━━━ Collected data ━━━
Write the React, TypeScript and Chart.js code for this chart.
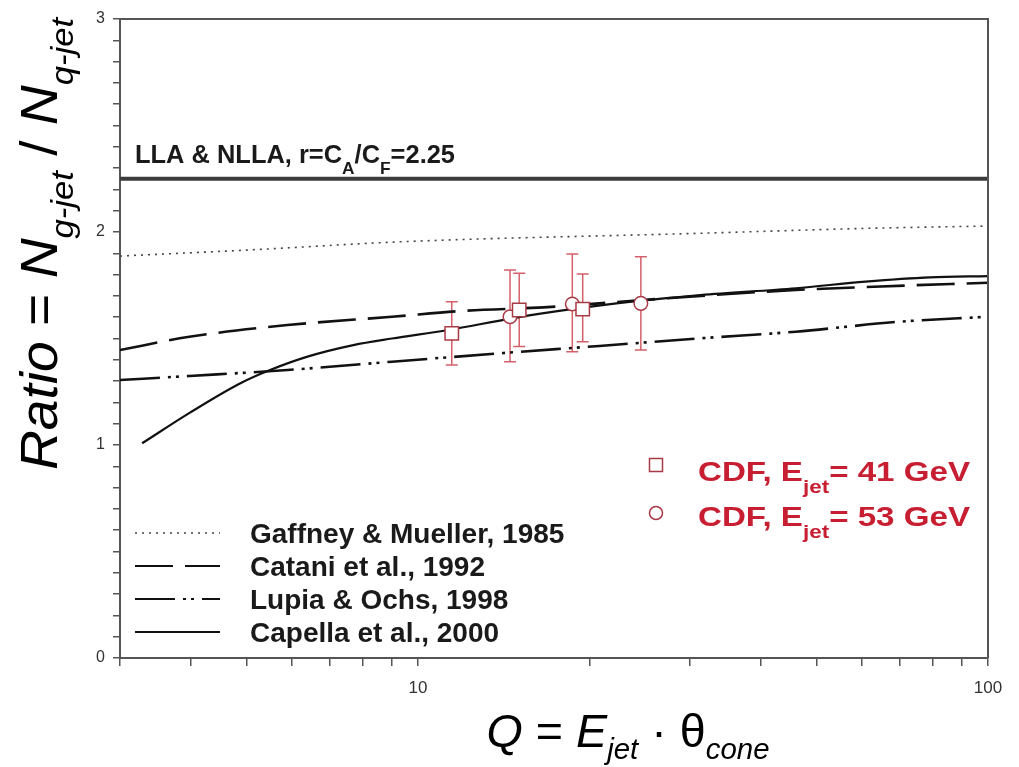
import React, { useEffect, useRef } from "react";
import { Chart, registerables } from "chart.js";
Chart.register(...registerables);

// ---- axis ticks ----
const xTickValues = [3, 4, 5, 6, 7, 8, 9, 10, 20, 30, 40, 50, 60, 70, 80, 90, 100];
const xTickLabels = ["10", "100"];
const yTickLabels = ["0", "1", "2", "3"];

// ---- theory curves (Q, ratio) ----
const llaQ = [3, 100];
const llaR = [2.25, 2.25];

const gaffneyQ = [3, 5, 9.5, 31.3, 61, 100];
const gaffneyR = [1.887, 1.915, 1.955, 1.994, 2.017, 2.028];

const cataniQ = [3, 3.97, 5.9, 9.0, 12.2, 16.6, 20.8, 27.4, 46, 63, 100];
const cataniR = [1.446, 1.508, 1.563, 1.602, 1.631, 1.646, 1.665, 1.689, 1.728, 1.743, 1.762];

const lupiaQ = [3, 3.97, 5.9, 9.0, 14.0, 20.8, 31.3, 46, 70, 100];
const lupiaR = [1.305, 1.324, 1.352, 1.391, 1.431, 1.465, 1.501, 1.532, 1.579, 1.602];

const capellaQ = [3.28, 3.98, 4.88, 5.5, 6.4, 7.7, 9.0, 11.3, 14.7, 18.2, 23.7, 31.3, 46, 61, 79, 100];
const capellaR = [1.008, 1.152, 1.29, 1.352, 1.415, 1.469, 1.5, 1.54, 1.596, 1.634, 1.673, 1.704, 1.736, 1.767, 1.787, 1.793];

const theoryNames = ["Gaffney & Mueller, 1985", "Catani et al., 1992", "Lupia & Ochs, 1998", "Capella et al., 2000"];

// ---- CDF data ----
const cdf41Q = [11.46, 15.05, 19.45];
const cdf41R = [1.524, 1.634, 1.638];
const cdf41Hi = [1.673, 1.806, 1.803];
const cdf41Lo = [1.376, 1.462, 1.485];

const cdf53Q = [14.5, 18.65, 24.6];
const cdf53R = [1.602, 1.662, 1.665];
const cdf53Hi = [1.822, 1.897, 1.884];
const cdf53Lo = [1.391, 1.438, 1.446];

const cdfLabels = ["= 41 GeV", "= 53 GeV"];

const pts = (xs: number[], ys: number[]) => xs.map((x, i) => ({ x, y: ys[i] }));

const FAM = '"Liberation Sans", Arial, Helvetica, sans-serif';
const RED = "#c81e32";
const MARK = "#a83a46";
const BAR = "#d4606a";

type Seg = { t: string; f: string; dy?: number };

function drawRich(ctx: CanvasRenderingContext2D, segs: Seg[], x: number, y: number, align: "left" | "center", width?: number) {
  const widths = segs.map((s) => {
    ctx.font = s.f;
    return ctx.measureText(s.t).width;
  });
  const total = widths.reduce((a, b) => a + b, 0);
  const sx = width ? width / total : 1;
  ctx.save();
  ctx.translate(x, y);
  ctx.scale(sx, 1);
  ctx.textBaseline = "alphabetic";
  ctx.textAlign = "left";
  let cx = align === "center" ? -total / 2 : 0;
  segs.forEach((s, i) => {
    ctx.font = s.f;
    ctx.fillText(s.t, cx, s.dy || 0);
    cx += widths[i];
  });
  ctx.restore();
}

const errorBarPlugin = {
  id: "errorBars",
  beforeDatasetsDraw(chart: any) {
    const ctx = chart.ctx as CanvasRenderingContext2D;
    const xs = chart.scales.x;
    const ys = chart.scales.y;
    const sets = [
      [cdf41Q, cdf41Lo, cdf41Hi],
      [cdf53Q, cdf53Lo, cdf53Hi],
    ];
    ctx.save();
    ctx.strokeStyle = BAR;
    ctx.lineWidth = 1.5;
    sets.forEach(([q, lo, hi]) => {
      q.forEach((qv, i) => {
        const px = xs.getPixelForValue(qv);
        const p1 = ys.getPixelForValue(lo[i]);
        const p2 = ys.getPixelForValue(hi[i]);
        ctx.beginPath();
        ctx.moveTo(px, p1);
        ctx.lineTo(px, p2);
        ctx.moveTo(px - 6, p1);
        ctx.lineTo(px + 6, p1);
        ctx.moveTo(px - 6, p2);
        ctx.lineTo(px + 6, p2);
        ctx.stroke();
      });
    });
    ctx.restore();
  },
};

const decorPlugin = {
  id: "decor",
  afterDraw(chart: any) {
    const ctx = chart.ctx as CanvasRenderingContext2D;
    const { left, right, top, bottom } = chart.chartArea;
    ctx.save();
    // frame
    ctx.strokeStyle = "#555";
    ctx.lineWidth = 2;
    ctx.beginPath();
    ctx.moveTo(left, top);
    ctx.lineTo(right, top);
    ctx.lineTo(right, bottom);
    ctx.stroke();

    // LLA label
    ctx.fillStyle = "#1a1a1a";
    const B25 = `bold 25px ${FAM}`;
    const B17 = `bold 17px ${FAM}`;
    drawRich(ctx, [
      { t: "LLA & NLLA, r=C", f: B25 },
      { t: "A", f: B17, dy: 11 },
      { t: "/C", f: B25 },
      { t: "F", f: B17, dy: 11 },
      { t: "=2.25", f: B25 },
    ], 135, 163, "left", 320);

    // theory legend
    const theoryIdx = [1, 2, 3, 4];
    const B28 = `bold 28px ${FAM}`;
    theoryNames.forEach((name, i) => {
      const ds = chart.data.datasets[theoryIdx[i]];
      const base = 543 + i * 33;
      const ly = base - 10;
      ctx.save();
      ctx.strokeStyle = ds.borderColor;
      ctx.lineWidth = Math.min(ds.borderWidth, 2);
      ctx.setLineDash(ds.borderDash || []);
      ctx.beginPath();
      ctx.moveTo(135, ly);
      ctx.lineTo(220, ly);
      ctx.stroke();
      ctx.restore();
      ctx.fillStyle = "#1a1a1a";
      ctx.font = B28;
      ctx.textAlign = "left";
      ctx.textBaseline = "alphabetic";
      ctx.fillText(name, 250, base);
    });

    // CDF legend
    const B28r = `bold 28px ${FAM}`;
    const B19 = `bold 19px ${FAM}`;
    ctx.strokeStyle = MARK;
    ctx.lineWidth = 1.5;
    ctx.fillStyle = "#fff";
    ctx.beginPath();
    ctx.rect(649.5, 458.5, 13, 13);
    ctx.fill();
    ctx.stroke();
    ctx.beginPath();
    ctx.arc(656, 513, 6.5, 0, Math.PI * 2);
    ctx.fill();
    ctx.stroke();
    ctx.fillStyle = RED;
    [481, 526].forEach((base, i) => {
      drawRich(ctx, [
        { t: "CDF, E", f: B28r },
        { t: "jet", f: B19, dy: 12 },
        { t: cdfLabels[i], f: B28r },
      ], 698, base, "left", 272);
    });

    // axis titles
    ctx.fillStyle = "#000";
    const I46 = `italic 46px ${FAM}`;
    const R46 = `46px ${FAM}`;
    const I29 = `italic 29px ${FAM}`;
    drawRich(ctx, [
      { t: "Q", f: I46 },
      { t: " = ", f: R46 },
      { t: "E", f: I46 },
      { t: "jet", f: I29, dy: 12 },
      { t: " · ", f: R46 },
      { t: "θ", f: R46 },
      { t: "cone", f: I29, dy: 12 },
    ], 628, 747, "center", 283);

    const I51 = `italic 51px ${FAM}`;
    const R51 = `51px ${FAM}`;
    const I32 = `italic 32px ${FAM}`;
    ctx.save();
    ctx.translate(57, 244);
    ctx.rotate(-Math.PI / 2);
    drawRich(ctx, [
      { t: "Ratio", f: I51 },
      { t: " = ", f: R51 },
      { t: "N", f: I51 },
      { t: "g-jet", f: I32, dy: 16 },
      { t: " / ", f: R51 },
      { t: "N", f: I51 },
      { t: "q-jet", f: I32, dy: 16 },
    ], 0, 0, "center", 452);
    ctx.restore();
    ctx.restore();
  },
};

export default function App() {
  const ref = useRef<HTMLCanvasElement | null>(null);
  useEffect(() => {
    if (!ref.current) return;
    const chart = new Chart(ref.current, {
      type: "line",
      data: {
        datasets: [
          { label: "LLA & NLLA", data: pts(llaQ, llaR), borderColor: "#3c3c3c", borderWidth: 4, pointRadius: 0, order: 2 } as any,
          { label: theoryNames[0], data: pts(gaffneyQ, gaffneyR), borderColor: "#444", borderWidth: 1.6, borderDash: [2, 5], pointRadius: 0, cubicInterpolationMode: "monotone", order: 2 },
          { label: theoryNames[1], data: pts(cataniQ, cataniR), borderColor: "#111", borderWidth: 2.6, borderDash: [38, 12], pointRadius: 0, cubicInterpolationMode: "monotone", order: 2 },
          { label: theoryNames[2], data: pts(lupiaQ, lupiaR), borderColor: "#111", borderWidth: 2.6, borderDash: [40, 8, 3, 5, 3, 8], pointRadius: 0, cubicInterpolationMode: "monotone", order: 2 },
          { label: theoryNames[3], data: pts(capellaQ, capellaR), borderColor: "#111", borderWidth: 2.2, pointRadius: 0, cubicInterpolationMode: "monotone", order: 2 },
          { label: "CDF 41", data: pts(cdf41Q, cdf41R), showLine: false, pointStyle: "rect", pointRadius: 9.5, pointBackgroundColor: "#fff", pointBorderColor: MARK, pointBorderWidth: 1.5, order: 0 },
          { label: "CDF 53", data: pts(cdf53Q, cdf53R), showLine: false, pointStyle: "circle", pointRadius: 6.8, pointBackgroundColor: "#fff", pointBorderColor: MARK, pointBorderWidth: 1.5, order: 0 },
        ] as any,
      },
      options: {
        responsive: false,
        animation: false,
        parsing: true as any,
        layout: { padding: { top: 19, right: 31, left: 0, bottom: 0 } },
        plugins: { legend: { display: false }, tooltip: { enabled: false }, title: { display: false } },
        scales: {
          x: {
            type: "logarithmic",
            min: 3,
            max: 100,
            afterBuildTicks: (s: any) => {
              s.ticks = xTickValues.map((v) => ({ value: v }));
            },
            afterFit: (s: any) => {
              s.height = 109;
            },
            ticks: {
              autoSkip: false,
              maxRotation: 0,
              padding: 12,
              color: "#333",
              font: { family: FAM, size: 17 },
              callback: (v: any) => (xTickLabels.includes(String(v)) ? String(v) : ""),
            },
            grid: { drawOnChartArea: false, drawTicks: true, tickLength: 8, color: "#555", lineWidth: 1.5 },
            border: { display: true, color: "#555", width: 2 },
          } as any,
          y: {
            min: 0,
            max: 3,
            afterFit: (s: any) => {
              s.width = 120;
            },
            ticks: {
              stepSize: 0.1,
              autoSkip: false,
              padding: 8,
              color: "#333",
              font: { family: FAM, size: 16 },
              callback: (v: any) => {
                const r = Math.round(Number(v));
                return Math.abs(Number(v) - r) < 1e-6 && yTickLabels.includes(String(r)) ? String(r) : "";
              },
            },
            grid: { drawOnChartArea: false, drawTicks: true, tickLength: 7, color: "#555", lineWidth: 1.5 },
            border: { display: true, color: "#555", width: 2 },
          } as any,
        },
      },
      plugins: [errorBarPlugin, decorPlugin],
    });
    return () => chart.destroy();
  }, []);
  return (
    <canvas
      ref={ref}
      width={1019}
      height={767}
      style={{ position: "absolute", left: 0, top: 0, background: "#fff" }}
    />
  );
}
━━━
▸ Your objective
Reproduce the material above from its first line through the line containing "const pts = (xs: number[], ys: number[])", both ends included, and skip every picture.

▸ Task output
Write the React, TypeScript and Chart.js code for this chart.
import React, { useEffect, useRef } from "react";
import { Chart, registerables } from "chart.js";
Chart.register(...registerables);

// ---- axis ticks ----
const xTickValues = [3, 4, 5, 6, 7, 8, 9, 10, 20, 30, 40, 50, 60, 70, 80, 90, 100];
const xTickLabels = ["10", "100"];
const yTickLabels = ["0", "1", "2", "3"];

// ---- theory curves (Q, ratio) ----
const llaQ = [3, 100];
const llaR = [2.25, 2.25];

const gaffneyQ = [3, 5, 9.5, 31.3, 61, 100];
const gaffneyR = [1.887, 1.915, 1.955, 1.994, 2.017, 2.028];

const cataniQ = [3, 3.97, 5.9, 9.0, 12.2, 16.6, 20.8, 27.4, 46, 63, 100];
const cataniR = [1.446, 1.508, 1.563, 1.602, 1.631, 1.646, 1.665, 1.689, 1.728, 1.743, 1.762];

const lupiaQ = [3, 3.97, 5.9, 9.0, 14.0, 20.8, 31.3, 46, 70, 100];
const lupiaR = [1.305, 1.324, 1.352, 1.391, 1.431, 1.465, 1.501, 1.532, 1.579, 1.602];

const capellaQ = [3.28, 3.98, 4.88, 5.5, 6.4, 7.7, 9.0, 11.3, 14.7, 18.2, 23.7, 31.3, 46, 61, 79, 100];
const capellaR = [1.008, 1.152, 1.29, 1.352, 1.415, 1.469, 1.5, 1.54, 1.596, 1.634, 1.673, 1.704, 1.736, 1.767, 1.787, 1.793];

const theoryNames = ["Gaffney & Mueller, 1985", "Catani et al., 1992", "Lupia & Ochs, 1998", "Capella et al., 2000"];

// ---- CDF data ----
const cdf41Q = [11.46, 15.05, 19.45];
const cdf41R = [1.524, 1.634, 1.638];
const cdf41Hi = [1.673, 1.806, 1.803];
const cdf41Lo = [1.376, 1.462, 1.485];

const cdf53Q = [14.5, 18.65, 24.6];
const cdf53R = [1.602, 1.662, 1.665];
const cdf53Hi = [1.822, 1.897, 1.884];
const cdf53Lo = [1.391, 1.438, 1.446];

const cdfLabels = ["= 41 GeV", "= 53 GeV"];

const pts = (xs: number[], ys: number[]) => xs.map((x, i) => ({ x, y: ys[i] }));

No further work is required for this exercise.